| GOAL |
Your task is to retype the lines from the opening of the material through the line that includes "from matplotlib.lines import Line2D". Do not copy the pictures.
━━ DATA SEGMENT ━━
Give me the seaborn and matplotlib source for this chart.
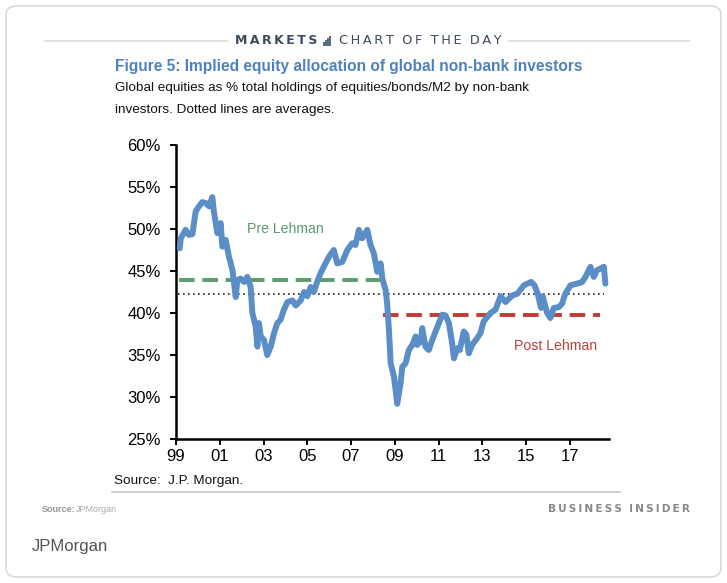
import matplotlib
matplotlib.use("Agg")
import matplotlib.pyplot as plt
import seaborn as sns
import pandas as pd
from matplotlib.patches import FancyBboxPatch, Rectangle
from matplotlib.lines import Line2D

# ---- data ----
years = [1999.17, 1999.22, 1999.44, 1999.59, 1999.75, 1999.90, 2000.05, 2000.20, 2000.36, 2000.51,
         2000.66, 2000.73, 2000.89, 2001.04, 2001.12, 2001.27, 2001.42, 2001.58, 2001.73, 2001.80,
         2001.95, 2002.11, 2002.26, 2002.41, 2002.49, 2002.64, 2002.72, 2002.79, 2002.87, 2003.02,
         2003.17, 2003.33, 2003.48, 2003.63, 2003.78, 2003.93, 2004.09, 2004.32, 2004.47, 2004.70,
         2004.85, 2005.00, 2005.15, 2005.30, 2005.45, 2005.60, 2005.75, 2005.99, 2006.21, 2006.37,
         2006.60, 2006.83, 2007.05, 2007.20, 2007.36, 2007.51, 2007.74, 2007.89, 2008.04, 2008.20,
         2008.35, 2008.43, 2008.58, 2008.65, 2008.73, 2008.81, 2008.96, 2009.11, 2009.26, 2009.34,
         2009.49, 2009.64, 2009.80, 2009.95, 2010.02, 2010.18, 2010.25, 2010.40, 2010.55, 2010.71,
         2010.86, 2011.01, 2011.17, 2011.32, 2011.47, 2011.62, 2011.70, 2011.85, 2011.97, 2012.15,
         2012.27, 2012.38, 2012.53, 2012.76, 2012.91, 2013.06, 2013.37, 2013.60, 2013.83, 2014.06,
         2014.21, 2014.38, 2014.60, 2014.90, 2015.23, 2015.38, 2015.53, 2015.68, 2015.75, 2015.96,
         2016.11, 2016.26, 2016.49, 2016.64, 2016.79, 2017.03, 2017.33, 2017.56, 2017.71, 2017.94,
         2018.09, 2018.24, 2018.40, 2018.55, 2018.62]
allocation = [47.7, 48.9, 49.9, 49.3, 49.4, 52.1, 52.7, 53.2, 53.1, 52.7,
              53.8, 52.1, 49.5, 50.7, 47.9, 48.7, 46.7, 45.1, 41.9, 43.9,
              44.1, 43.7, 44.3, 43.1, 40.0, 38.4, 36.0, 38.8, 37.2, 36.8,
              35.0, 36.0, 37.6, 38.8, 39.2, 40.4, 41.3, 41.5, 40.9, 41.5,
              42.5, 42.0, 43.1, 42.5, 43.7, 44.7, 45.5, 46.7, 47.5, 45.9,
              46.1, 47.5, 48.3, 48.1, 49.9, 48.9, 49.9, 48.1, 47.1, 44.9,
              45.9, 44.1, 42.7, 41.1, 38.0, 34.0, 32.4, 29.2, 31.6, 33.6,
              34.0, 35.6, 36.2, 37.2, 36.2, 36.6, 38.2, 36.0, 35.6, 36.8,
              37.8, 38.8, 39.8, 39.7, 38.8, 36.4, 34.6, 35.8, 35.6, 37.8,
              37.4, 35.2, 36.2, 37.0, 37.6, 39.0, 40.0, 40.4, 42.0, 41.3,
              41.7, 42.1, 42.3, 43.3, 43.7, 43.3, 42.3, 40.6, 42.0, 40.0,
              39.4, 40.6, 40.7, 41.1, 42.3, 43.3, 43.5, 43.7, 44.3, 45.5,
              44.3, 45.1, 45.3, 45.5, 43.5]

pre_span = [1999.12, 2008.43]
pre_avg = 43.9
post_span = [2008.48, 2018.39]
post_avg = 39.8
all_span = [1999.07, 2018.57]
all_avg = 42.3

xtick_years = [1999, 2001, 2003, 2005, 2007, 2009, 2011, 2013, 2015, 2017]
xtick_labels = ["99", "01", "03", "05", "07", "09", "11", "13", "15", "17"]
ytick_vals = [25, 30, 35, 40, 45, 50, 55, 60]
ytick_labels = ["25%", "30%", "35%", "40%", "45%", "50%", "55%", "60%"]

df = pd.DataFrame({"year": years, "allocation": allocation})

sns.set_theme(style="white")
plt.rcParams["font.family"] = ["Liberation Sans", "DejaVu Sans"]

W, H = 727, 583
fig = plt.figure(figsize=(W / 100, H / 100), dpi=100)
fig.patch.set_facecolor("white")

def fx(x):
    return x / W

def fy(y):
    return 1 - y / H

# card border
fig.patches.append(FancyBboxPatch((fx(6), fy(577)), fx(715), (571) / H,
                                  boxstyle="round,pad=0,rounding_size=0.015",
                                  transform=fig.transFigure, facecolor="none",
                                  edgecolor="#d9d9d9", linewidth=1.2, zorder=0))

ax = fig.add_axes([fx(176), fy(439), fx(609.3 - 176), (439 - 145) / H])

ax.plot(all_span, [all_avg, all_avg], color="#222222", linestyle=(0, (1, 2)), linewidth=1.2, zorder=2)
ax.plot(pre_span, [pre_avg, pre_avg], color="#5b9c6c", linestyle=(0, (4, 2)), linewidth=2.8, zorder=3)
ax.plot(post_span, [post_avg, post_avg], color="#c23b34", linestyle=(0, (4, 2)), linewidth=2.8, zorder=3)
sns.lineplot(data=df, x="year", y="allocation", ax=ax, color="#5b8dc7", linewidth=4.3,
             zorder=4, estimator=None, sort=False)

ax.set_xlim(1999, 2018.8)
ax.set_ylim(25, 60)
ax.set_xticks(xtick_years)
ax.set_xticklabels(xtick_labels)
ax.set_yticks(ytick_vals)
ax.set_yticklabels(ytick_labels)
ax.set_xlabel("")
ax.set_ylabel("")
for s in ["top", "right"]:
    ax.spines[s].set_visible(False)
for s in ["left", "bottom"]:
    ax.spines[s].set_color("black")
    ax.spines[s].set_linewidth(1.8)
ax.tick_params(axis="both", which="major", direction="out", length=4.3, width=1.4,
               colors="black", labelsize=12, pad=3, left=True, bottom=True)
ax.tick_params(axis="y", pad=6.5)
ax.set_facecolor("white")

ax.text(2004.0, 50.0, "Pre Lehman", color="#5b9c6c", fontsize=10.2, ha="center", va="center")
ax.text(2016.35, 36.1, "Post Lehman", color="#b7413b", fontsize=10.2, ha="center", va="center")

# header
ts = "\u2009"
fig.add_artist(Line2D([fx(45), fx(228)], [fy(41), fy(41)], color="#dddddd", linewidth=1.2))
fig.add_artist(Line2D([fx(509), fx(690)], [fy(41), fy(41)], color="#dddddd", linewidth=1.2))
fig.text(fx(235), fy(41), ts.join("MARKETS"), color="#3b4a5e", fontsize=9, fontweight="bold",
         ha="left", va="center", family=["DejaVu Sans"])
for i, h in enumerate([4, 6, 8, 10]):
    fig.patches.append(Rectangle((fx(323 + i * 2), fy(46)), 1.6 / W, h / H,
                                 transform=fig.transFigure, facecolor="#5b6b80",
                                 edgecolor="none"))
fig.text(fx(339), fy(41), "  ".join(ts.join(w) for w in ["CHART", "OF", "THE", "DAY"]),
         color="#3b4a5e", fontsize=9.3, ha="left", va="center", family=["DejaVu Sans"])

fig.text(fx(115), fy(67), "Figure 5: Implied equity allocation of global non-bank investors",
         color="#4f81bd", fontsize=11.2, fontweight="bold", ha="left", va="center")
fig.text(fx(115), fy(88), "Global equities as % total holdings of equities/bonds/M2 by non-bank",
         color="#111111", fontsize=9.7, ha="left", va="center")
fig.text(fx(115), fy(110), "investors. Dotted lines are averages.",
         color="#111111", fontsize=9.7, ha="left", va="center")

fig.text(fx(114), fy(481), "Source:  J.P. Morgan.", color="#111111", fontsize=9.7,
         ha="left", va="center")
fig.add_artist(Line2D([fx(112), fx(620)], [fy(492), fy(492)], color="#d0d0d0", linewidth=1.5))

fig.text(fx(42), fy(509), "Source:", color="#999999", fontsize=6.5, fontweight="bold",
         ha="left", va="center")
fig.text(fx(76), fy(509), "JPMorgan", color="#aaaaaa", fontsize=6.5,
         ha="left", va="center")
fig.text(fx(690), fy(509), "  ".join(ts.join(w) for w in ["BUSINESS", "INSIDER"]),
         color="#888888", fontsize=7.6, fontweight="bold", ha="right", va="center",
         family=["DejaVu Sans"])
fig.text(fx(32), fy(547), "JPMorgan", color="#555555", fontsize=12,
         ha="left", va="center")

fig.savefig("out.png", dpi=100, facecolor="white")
━━━
| THE ANSWER |
Give me the seaborn and matplotlib source for this chart.
import matplotlib
matplotlib.use("Agg")
import matplotlib.pyplot as plt
import seaborn as sns
import pandas as pd
from matplotlib.patches import FancyBboxPatch, Rectangle
from matplotlib.lines import Line2D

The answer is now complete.